PURPOSE: The purpose of this case series was to report the impact of a home-based dynamic standing program on postural control and gross motor activity in two children with truncal hypotonia.
BACKGROUNDS/SIGNIFICANCE: Poor postural control associated with central hypotonia limits a child’s ability to interact with the environment, delaying attainment of developmental milestones such as sitting, crawling, standing and walking. Participation in social interactions with peers and caregivers may be restricted resulting in a decreased quality of life. Supported standing programs are commonly used to ameliorate impairments and optimize function in children with poor postural control. Increased social interactions, as well as reduced burden of care have all been associated with supported standing programs. The Upsee is an orthotic standing and walking device which is worn by the child and parent. As the adult stands, moves, and walks the child is encouraged to stand, move, and step. Functional tasks and participation activities are encouraged while the child is in the Upsee. There are no reports of the effectiveness of the Upsee as a dynamic standing program. Because of its simple design and ease of use, the Upsee can be readily added to a home program to increase standing and weight shifting in children.

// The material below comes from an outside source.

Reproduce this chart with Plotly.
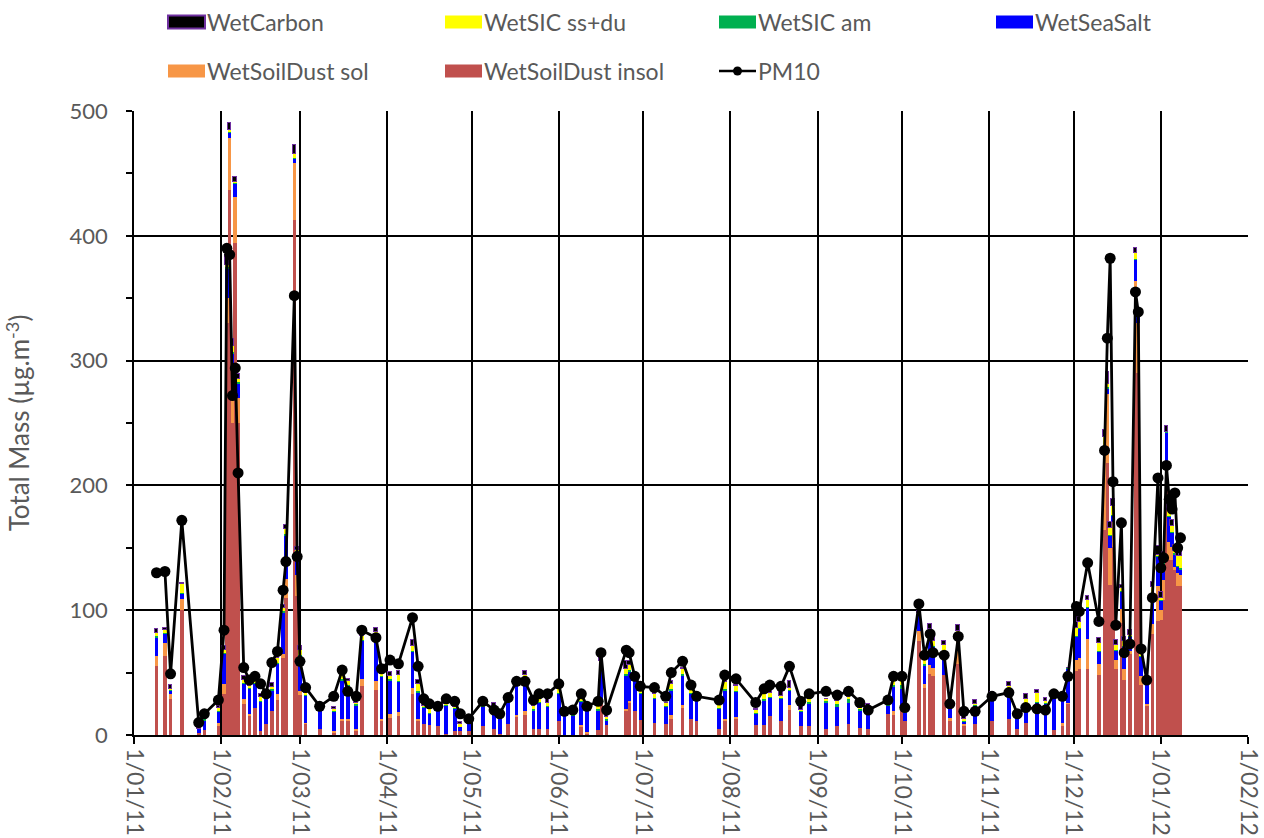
import pandas as pd
import plotly.graph_objects as go

# ---------------- data ----------------
start_date = "2011-01-01"
# sampling day (days after 1 Jan 2011)
sample_day = [8, 11, 13, 17, 23, 25, 30, 32, 33, 34,
              35, 36, 37, 39, 41, 43, 45, 47, 49, 51,
              53, 54, 57, 58, 59, 61, 66, 71, 74, 76,
              79, 81, 86, 88, 91, 94, 99, 101, 103, 105,
              108, 111, 114, 116, 119, 124, 128, 130, 133, 136,
              139, 142, 144, 147, 151, 153, 156, 159, 161, 165,
              166, 168, 175, 176, 178, 180, 185, 189, 191, 195,
              198, 200, 208, 210, 214, 221, 224, 226, 230, 233,
              237, 240, 246, 250, 254, 258, 261, 268, 270, 273,
              274, 279, 281, 283, 284, 288, 290, 293, 295, 299,
              305, 311, 314, 317, 321, 324, 327, 330, 332, 335,
              336, 339, 343, 345, 346, 347, 348, 349, 351, 352,
              354, 356, 357, 358, 360, 362, 364, 365, 366, 367,
              368, 369, 370, 371, 372]

pm10 = [130, 131, 49, 172, 10, 17, 28, 84, 390, 385,
        272, 294, 210, 54, 44, 47, 41, 33, 58, 67,
        116, 139, 352, 143, 59, 38, 23, 31, 52, 35,
        31, 84, 78, 53, 60, 57, 94, 55, 29, 25,
        23, 29, 27, 17, 13, 27, 20, 17, 30, 43,
        43, 28, 33, 33, 41, 19, 20, 33, 23, 27,
        66, 20, 68, 66, 47, 39, 38, 31, 50, 59,
        40, 31, 28, 48, 45, 26, 37, 40, 39, 55,
        27, 33, 35, 32, 35, 26, 20, 28, 47, 47,
        22, 105, 64, 81, 66, 64, 25, 79, 19, 19,
        31, 34, 17, 22, 21, 20, 33, 31, 47, 103,
        99, 138, 91, 228, 318, 382, 203, 88, 170, 66,
        73, 355, 339, 69, 44, 110, 206, 134, 142, 216,
        189, 181, 194, 150, 158]

wet_soildust_insol = [55, 63, 29, 100, 2, 4, 7, 33, 330, 437,
                      250, 394, 250, 25, 15, 22, 3, 9, 19, 28,
                      62, 110, 413, 111, 32, 9, 5, 2, 11, 11,
                      4, 39, 36, 11, 14, 15, 33, 12, 9, 8,
                      7, 1, 3, 3.5, 3, 7, 5, 1, 9, 15,
                      16, 5, 5, 4.5, 11.5, 0, 0, 7, 1.5, 4,
                      26, 8, 19, 26, 19, 12, 10, 9, 13, 22,
                      12.5, 11, 4.5, 12, 12.5, 8, 8, 15, 11, 20,
                      7, 7.5, 4.5, 7.5, 9, 6, 4.5, 17, 16, 21,
                      11, 75, 38, 49, 47, 48, 11, 57, 7.5, 9,
                      11, 13, 5, 10, 0, 0, 4, 7, 25, 51,
                      53, 53, 48, 164, 218, 120, 151, 53, 90, 44,
                      65, 311, 290, 40, 23, 81, 91, 92, 108, 199,
                      140, 140, 132, 119, 119]

wet_soildust_sol = [8, 11, 4, 9, 0, 0, 3, 8, 20, 41,
                    40, 37, 20, 4, 2, 0, 0, 0, 0, 5,
                    3, 15, 45, 17, 3, 1, 0, 1, 2, 2,
                    1, 6, 7.5, 2, 3, 3.5, 5, 1, 0, 0,
                    0, 0, 0, 0, 0, 0, 0, 0, 0, 1,
                    3, 0, 0, 0, 0, 0, 0, 1, 1, 0,
                    3, 0, 2, 1, 0, 0, 0, 0, 3, 2,
                    0, 0, 0, 1, 2, 0, 0, 0, 0, 4,
                    0, 0, 0, 0, 0, 0, 0, 0, 3, 0,
                    0, 8, 3, 7, 7, 0, 3, 20, 1, 0,
                    0, 0, 0, 0, 0, 0, 0, 3, 1, 9,
                    9, 24, 9, 60, 55, 30, 20, 7, 11, 9,
                    2, 53, 40, 7, 2, 8, 28, 8, 16, 20,
                    15, 11, 3, 11, 9]

wet_seasalt = [15, 7, 3, 4, 3, 8, 9, 24, 24, 5,
               16, 11, 12, 12, 20, 19, 24, 21, 17, 24,
               33, 35, 4, 19, 28, 22, 17, 16, 31, 26,
               19, 31, 38, 34, 27, 24, 29, 21, 13, 9,
               17, 23, 18, 3, 7, 16, 16, 13, 17, 25,
               23, 15, 21, 18, 22, 21, 16, 19, 19, 16,
               26, 4, 27, 24, 27, 21, 19, 14, 20, 23,
               21, 17, 17, 23, 20, 9, 20, 15, 18, 12,
               12, 18, 21, 15, 17, 14, 17, 7, 20, 16,
               7, 14, 15, 28, 17, 19, 9, 3, 2, 15,
               22, 23, 11, 15.5, 26, 25, 27, 19.5, 27, 19,
               23, 25, 10, 8, 5, 10, 5, 8, 14, 18,
               12, 17, 5, 16, 19, 23, 24, 8, 13, 23,
               20, 11, 10, 5, 5]

wet_sic_am = [1, 1, 0.5, 1, 0, 0.5, 0.5, 1, 1, 0.5,
              1, 0.5, 0.5, 0.5, 0.5, 0.5, 0.5, 0.5, 0.5, 1,
              1, 1, 0.5, 0.5, 1, 0.5, 0.5, 0.5, 1, 1,
              1, 0.5, 0.5, 1, 0.5, 0.5, 0.5, 1, 0.5, 0.5,
              0.5, 0.5, 1, 0.5, 0, 0.5, 1, 0.5, 0.5, 0.5,
              2, 0.5, 0.5, 0.5, 0.5, 0.5, 1, 0.5, 0.5, 0.5,
              1, 0.5, 1, 1, 0.5, 0.5, 0.5, 0.5, 0.5, 2,
              0.5, 0.5, 0.5, 0.5, 0.5, 1, 0.5, 0.5, 0.5, 0.5,
              0.5, 1, 2, 2.5, 2.5, 1, 0.5, 0.5, 1, 3,
              1, 0.5, 0.5, 0.5, 0.5, 0.5, 0, 0.5, 0.5, 0.5,
              0.5, 0.5, 0.5, 0.5, 0.5, 0.5, 0.5, 0.5, 0.5, 0.5,
              0.5, 0.5, 0.5, 0.5, 0.5, 0.5, 0.5, 0.5, 0.5, 0.5,
              0.5, 0.5, 0.5, 0.5, 0.5, 0.5, 0.5, 0.5, 0.5, 0.5,
              0.5, 0.5, 0.5, 0.5, 0.5]

wet_sic_ssdu = [3, 2, 0.5, 7, 0, 3, 2, 2, 2, 1,
                5, 1, 3, 2.5, 2, 2, 3, 1, 2, 4,
                3, 4, 3, 0.5, 4, 1, 0.5, 1, 5, 3,
                1, 3, 0.5, 1, 3, 5, 4, 6, 1, 3,
                0.5, 0.5, 0.5, 1.5, 0, 0.5, 0.5, 0, 0.5, 1,
                4, 3, 2, 2.5, 3, 0, 0, 2, 0.5, 3,
                3, 2, 4, 4, 3, 2, 3.5, 2, 4, 4,
                3.5, 3, 3, 6, 4, 2, 4, 3, 2, 1,
                0.5, 2, 1, 2.5, 2, 1, 0, 0, 3, 3,
                0.5, 0.5, 4, 0.5, 4, 5, 0, 3, 2, 0.5,
                0.5, 3, 0, 3, 7.5, 2, 1, 1, 0, 6,
                5, 6, 6, 6, 3, 5, 7, 4, 2, 4,
                1, 5, 3, 2, 0, 6, 1, 1, 4, 0,
                5, 5, 2, 8, 10]

wet_carbon = [3, 1.5, 3, 1, 0.5, 1, 2, 3, 8, 6,
              5, 4, 4, 3, 1, 1, 2, 1, 3, 1,
              2, 3, 7, 3, 3, 2, 1, 2, 1, 2,
              1, 0.5, 3, 1, 3, 3, 5, 3, 2, 1,
              1, 1, 1, 2, 0.5, 1, 3, 1, 2, 1,
              3, 0.5, 1, 3, 0.5, 0, 0.5, 0.5, 0.5, 0.5,
              4, 3, 6, 3, 0.5, 1, 0.5, 0.5, 3, 1,
              0.5, 0.5, 0.5, 3, 1, 0.5, 0.5, 3, 4, 6,
              3, 0.5, 0.5, 0.5, 0.5, 1, 2.5, 1, 3, 1,
              0.5, 1, 0.5, 4, 4, 3, 0.5, 5, 2, 3,
              0.5, 3, 1, 3.5, 2, 2, 1, 0.5, 0.5, 5,
              4, 3, 4, 6, 9, 5, 6, 4, 3, 3,
              4, 4, 2, 1, 0.5, 4, 7, 5, 5, 5,
              5, 5, 5, 5, 3]

month_ticks = ["2011-01-01", "2011-02-01", "2011-03-01", "2011-04-01",
               "2011-05-01", "2011-06-01", "2011-07-01", "2011-08-01",
               "2011-09-01", "2011-10-01", "2011-11-01", "2011-12-01",
               "2012-01-01", "2012-02-01"]
month_labels = ["1/01/11", "1/02/11", "1/03/11", "1/04/11", "1/05/11",
                "1/06/11", "1/07/11", "1/08/11", "1/09/11", "1/10/11",
                "1/11/11", "1/12/11", "1/01/12", "1/02/12"]

# ---------------- figure ----------------
dates = pd.to_datetime(start_date) + pd.to_timedelta(sample_day, unit="D")
DAY_MS = 86400000
FONT = "Lato, 'Open Sans', sans-serif"
GREY = "#595959"

series = [
    ("WetSoilDust insol", wet_soildust_insol, "#C0504D", None),
    ("WetSoilDust sol", wet_soildust_sol, "#F79646", None),
    ("WetSeaSalt", wet_seasalt, "#0000FF", None),
    ("WetSIC am", wet_sic_am, "#00B050", None),
    ("WetSIC ss+du", wet_sic_ssdu, "#FFFF00", None),
    ("WetCarbon", wet_carbon, "#000000", "#7030A0"),
]

fig = go.Figure()
for name, vals, color, line_col in series:
    fig.add_trace(go.Bar(
        x=dates, y=vals, name=name, width=1.3 * DAY_MS,
        marker=dict(color=color,
                    line=dict(color=line_col if line_col else color,
                              width=1 if line_col else 0)),
        showlegend=False,
    ))

fig.add_trace(go.Scatter(
    x=dates, y=pm10, name="PM10", mode="lines+markers",
    line=dict(color="black", width=2.8),
    marker=dict(color="black", size=11),
    showlegend=False,
))

# ---------------- custom legend (layout decoration) ----------------
PX_L, PX_R, PX_T, PX_B = 134, 1248, 111, 735


def px_x(x):
    return (x - PX_L) / (PX_R - PX_L)


def px_y(y):
    return (PX_B - y) / (PX_B - PX_T)


legend_items = [
    ("WetCarbon", "#000000", "#7030A0", 168, 22),
    ("WetSIC ss+du", "#FFFF00", None, 445, 22),
    ("WetSIC am", "#00B050", None, 719, 22),
    ("WetSeaSalt", "#0000FF", None, 996, 22),
    ("WetSoilDust sol", "#F79646", None, 168, 71),
    ("WetSoilDust insol", "#C0504D", None, 445, 71),
]
shapes = []
annotations = []
for label, fill, border, lx, ly in legend_items:
    shapes.append(dict(
        type="rect", xref="paper", yref="paper",
        x0=px_x(lx), x1=px_x(lx + 37), y0=px_y(ly + 6.5), y1=px_y(ly - 6.5),
        fillcolor=fill,
        line=dict(color=border if border else fill, width=2 if border else 0),
    ))
    annotations.append(dict(
        text=label, xref="paper", yref="paper", x=px_x(lx + 37), y=px_y(ly),
        xanchor="left", yanchor="middle", showarrow=False,
        font=dict(family=FONT, size=23, color=GREY),
    ))
# PM10 legend entry
shapes.append(dict(type="line", xref="paper", yref="paper",
                   x0=px_x(719), x1=px_x(756), y0=px_y(71), y1=px_y(71),
                   line=dict(color="black", width=2.5)))
shapes.append(dict(type="circle", xref="paper", yref="paper",
                   x0=px_x(733), x1=px_x(742), y0=px_y(75.5), y1=px_y(66.5),
                   fillcolor="black", line=dict(color="black", width=0)))
annotations.append(dict(
    text="PM10", xref="paper", yref="paper", x=px_x(756), y=px_y(71),
    xanchor="left", yanchor="middle", showarrow=False,
    font=dict(family=FONT, size=23, color=GREY),
))

fig.update_layout(
    width=1264, height=838,
    margin=dict(l=134, r=16, t=111, b=103, autoexpand=False),
    paper_bgcolor="white", plot_bgcolor="white",
    barmode="stack", bargap=0,
    font=dict(family=FONT, color=GREY),
    shapes=shapes, annotations=annotations,
    showlegend=False,
)
fig.update_xaxes(
    type="date", range=[month_ticks[0], month_ticks[-1]],
    tickmode="array", tickvals=month_ticks, ticktext=month_labels,
    tickangle=90, tickfont=dict(family=FONT, size=23, color=GREY),
    showgrid=True, gridcolor="black", gridwidth=1.5,
    showline=True, linecolor="black", linewidth=1.5,
    ticks="outside", ticklen=7, tickcolor="black", tickwidth=1.5,
)
fig.update_yaxes(
    range=[0, 500], tick0=0, dtick=100,
    tickfont=dict(family=FONT, size=22, color=GREY),
    showgrid=True, gridcolor="black", gridwidth=1.5,
    showline=True, linecolor="black", linewidth=1.5, zeroline=False,
    ticks="outside", ticklen=6, tickcolor="black", tickwidth=1.5,
    ticklabelstandoff=14,
    minor=dict(dtick=50, ticks="outside", ticklen=6, tickcolor="black",
               tickwidth=1.5, showgrid=False),
    title=dict(text="Total Mass (µg.m<sup>-3</sup>)",
               font=dict(family=FONT, size=26, color=GREY), standoff=32),
)

fig.write_html(
    "out.html",
    config={"displayModeBar": False},
    post_script="document.body.style.margin='0';"
                "document.body.style.overflow='hidden';",
)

SUBJECTS: Child 1 was a 24-month-old boy born at 37 weeks gestation and diagnosed at birth with a rare form of chromosome 3 deletion and agenesis of the corpus callosum. His Gross Motor Function Classification System (GMFCS) classification was Level IV. Child 2 was a 21-month-old boy born at 39 weeks gestation. Prior to birth, his mother experienced decreased fetal movement. A cesarean section was performed and the baby was found to have a true umbilical cord knot, causing hypoxic ischemic encephalopathy. He was diagnosed with Cerebral Palsy (CP) at 12 months of age. His GMFCS classification was Level V. Both children displayed truncal hypotonicity with significant gross motor delays for their ages. They both had cognitive ability to follow simple commands, but no verbal communication skills. The children had excellent family support and parents of both children expressed an overall goal for improvement with functional independence.

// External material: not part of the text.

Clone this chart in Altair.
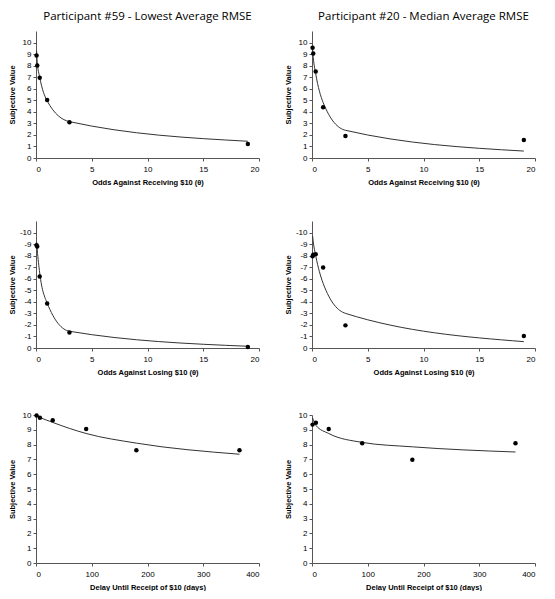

METHODS AND MATERIALS: Each child participated in 12 weeks of a home-based program that included upright dynamic weight bearing using the Upsee device. The harness system was adjusted by a physical therapist during the first assessment period to provide appropriate anatomical alignment and positioning for the children to bear weight through their lower extremities. The families were educated in the correct use of the device, and followed a protocol that included up to 30 minutes of weight bearing per day, 3 to 5 days a week. The parents were educated on dynamic weight bearing to facilitate muscle activation in the trunk and legs while using the Upsee. Families were asked to keep a journal of the amount of time spent in the device and activities performed by their child.

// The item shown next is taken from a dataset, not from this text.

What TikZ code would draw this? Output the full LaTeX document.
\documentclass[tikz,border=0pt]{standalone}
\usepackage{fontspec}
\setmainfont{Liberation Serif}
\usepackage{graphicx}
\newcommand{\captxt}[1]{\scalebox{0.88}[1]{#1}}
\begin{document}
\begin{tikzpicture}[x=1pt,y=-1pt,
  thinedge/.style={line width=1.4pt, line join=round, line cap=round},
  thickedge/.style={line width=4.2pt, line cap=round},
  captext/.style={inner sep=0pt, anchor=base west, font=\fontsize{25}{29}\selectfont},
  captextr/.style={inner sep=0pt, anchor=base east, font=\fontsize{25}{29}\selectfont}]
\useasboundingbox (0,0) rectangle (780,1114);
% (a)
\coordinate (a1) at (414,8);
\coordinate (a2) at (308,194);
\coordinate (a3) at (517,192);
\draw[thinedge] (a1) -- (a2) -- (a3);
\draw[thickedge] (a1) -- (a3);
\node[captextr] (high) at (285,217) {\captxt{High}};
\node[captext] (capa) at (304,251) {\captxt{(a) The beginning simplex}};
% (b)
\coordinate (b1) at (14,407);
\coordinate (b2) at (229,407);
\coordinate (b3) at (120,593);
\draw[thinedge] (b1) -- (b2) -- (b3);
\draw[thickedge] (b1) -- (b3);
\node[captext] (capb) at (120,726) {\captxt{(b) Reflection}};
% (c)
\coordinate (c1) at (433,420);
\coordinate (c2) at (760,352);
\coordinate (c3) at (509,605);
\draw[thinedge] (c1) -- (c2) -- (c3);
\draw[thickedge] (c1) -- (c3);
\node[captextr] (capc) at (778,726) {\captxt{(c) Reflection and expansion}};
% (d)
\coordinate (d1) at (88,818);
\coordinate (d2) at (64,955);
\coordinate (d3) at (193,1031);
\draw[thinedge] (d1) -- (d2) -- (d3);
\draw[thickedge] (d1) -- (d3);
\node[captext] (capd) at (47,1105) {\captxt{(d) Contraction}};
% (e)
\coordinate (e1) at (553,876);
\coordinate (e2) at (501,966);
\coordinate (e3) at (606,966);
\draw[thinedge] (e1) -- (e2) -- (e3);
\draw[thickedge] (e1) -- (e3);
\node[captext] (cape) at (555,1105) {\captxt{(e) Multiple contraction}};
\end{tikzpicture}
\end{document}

ANALYSES: The Segmental Assessment of Trunk Control (SATCo) and the Gross Motor Function Measure (GMFM- 66) identified changes in gross motor function and trunk control. Pre- and post-intervention scores were compared.
RESULTS: Final scores revealed that both children improved gross motor function, and Child 1 demonstrated improved trunk control in sitting. Child 1 improved his SATCo score from 11/20 to 20/20 and GMFM-66 score from 35 to 42. Child 2 initially scored 0/20 on the SATCo outcome measure, which did not change. His GMFM-66 score improved from 16 to 21. By the end of the study period, both children were able to take steps independently with a gait trainer. This new ability expanded opportunities for physical therapy goals and interventions for both children.
CONCLUSIONS: Children with truncal hypotonia can participate in, and benefit from, a dynamic standing program using the Upsee. We speculate that this program may be effective in improving the gross motor abilities of children with severely impaired postural control. Of the two children, Child 1 demonstrated more improvement in gross motor function and trunk control. One possible reason for this is that Child 2 presented with increased extensor tone of his four extremities, which increased when he became excited or when attempting to focus on an activity at hand and constrained his movement activity. Also, Child 2 spent less time overall in the Upsee, never progressing beyond 15 minutes of weight bearing per session.
Future research is needed to further explore the necessary dosage of an upright dynamic weight bearing program for children with impaired postural control. Studies with a more homogenous and larger sample are needed to conduct a randomized controlled trial design comparing the use of the Upsee to a traditional standing frame. Future studies should also aim to capture changes across the full ICF-CY model, including activities and participation. The findings from this case series support the use of the Upsee as a new home-based upright dynamic weight bearing program for children with impaired postural control.
Flores, Megan; Manella, Kathleen; and Ardolino, Elizabeth, "Upsee Daisy! Gross Motor Outcomes after Dynamic Weight Bearing in Two Children with Truncal Hypotonia: A Case Series" (2017). Physical Therapy. 9.